Danan credited Dunham and Konner as an indirect influence on the fall collection. "I was going through a period in which I was struggling with my relationship with my body, and Lena and Jenni invited me to write a piece about it for Lenny Letter," she explained, name-checking the online feminist newsletter Dunham and Konner launched in September 2015. "That was really healing and cathartic, and the collection grew out of that feeling." There's a nod to the '40s in the fall designs, Danan added, from the accentuated shoulders to the dresses featuring waists cinched with belts, in velvets, silks and knits that feel good against the body. "For us it always starts with fabrication and texture, but I also wanted to create pieces that got a little closer to the body and celebrated women's curves," she said.
When the time came to shoot the collection's look book, Danan and Kern turned to artist Yelena Yemchuk, a photographer and painter who has long worked with the brand. "I knew Yelena did these beautiful nudes of women with strange and awkward bodies, and we realized they should be the backdrop of the look book," Danan said. Fast-forward to Linda Fargo, senior vp and women's fashion director for Bergdorf Goodman, who spotted the paintings in the look book during her appointment to preview the fall collection and instantly decided the artwork should be included when Co's fall looks arrived in store.
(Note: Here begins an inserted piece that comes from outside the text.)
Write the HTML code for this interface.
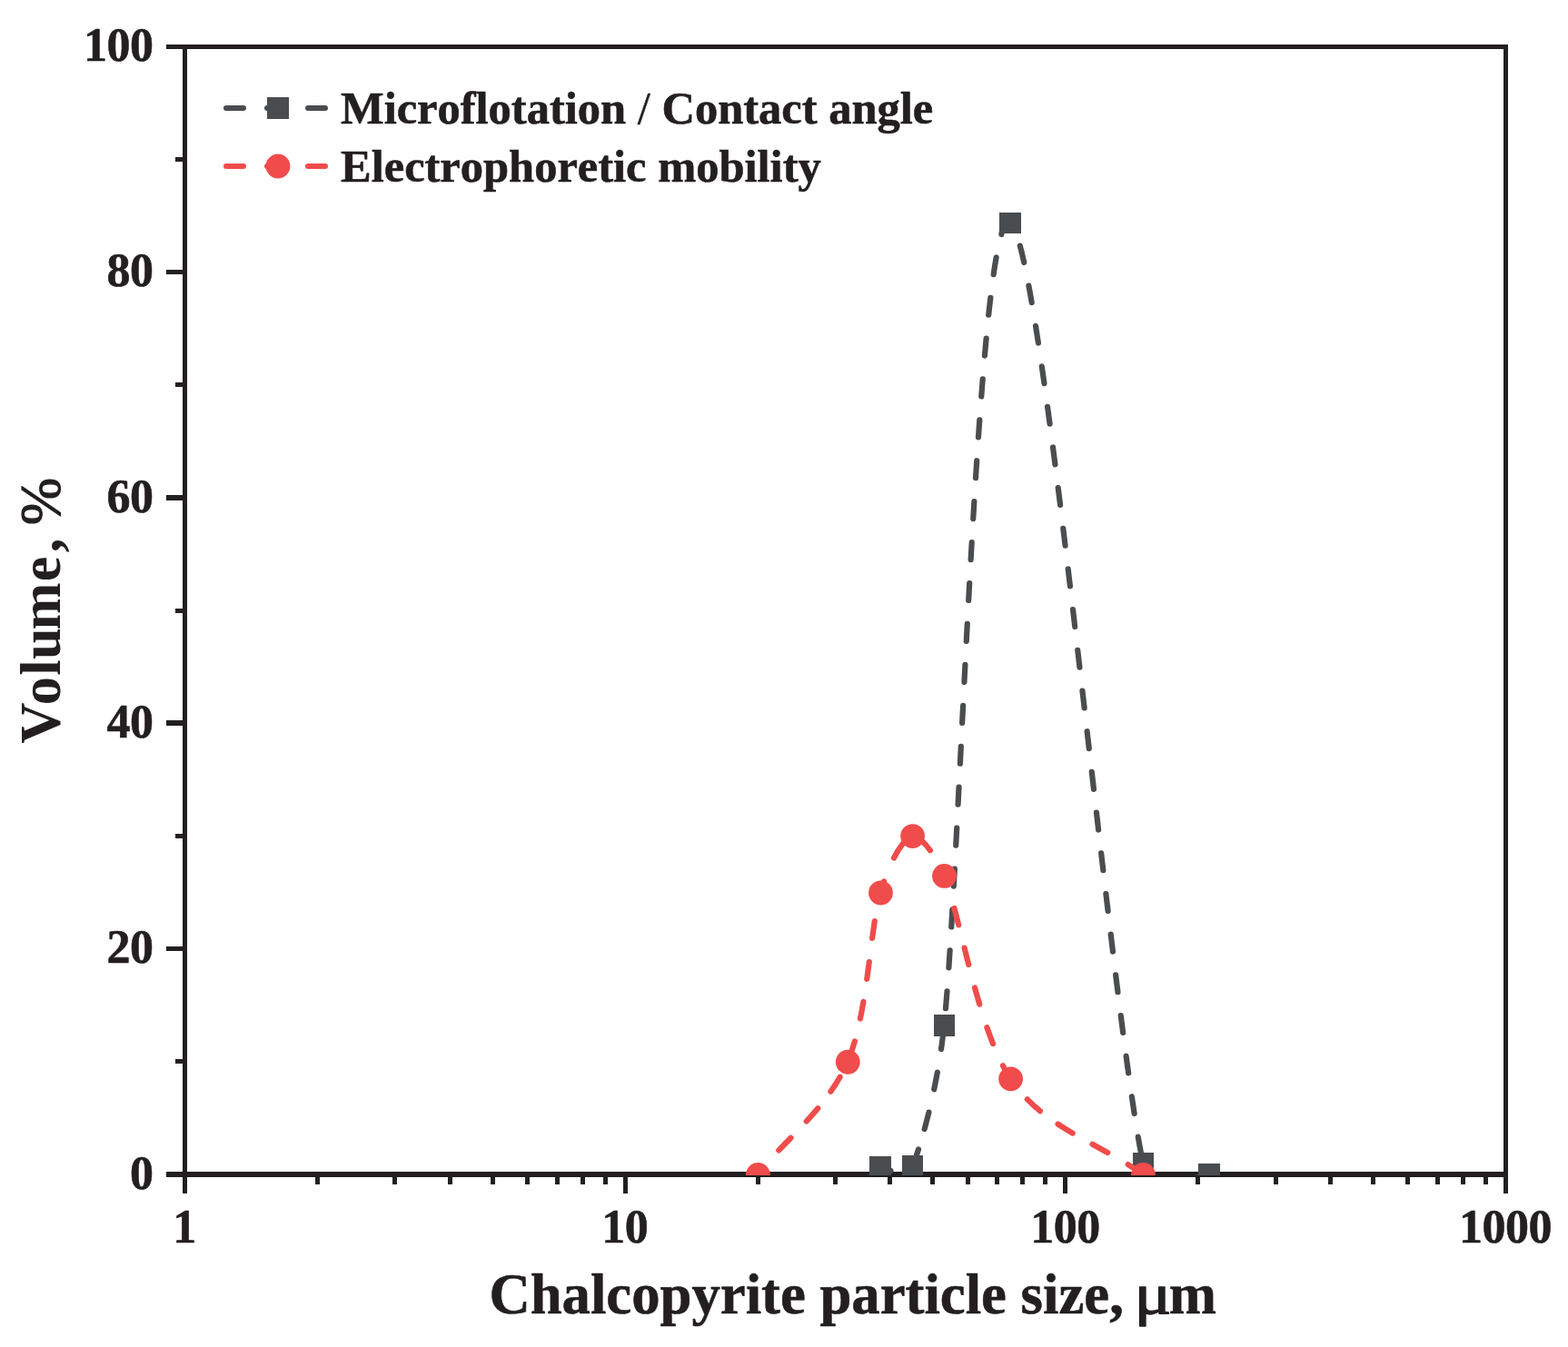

Konner, who bought one of Yemchuk's paintings at the event, believed the elements of Thursday night felt natural for anyone familiar with the brand's philosophy. "It's never vague, and it's great when you can create a crossover that works so well, when art and philanthropy can be brought together in a meaningful way," she said.
That strategy won't change for Co anytime soon, according to Kern. "A word we started using to define the collections and the brand is 'thoughtful,' and you just can't throw that word around; you actually have to be it," he said. "We're not the brand that does the big spectacle show and the afterparty, we're the brand that wants to do things like this. That will always be important to us."